Nos últimos anos assistimos a uma mudança de paradigma, com o mundo da arte a tornar-se cada vez mais digital. As vendas online têm vindo a crescer exponencialmente, e recentemente, surgiram os Non-fungible tokens (NFTs), a grande novidade do mundo da arte. Quais são as suas perspectivas em relação ao mercado online e aos NFTs?
Para já é uma novidade! Há projetos que são pertinentes, contudo a nível de galerias ainda não vi nada que me convencesse. Os projetos têm feito algum sentido, para mim, partem dos próprios artistas que desenvolvem um NFT. Esta é uma maneira de terem visibilidade e de captarem algum dinheiro diretamente para eles. Acho que os NFTs nunca irão substituir a obra de arte em concreto. Na Art Basel em Miami havia um projeto só dedicado aos NFTs bastante interessante, contudo acho que ainda existe uma euforia excessiva sobretudo sobre os valores.
Para finalizar, quais são os eventos culturais que mais anseia visitar em 2022?
Sente-se que existe um entusiasmo muito grande sobre a Bienal de Veneza, por ser aquele espaço onde se cruzam todas as pessoas das artes e depois de uma pandemia será uma grande festa, o acontecimento do ano.

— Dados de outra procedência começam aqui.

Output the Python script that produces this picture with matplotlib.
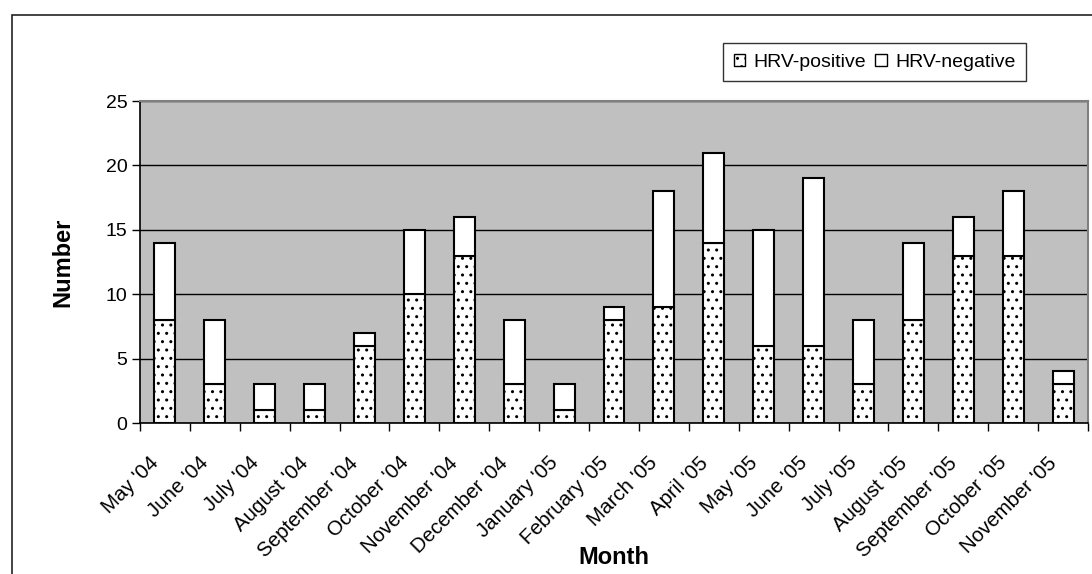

Em relação às feiras estas encontram-se numa situação desafiante, pois antes da pandemia eram modelos um bocado esgotados: os preços dos stands eram muito altos e as galerias faziam um grande esforço para participar. Por exemplo, a Art Basel em Miami (em dezembro de 2020) estava bem organizada e os stands estavam muito bem concebidos, contudo não havia público. Estes eventos continuam a acontecer, mas já não estão com tanta força, como noutros tempos. Eu acho que as feiras têm que se reinventar!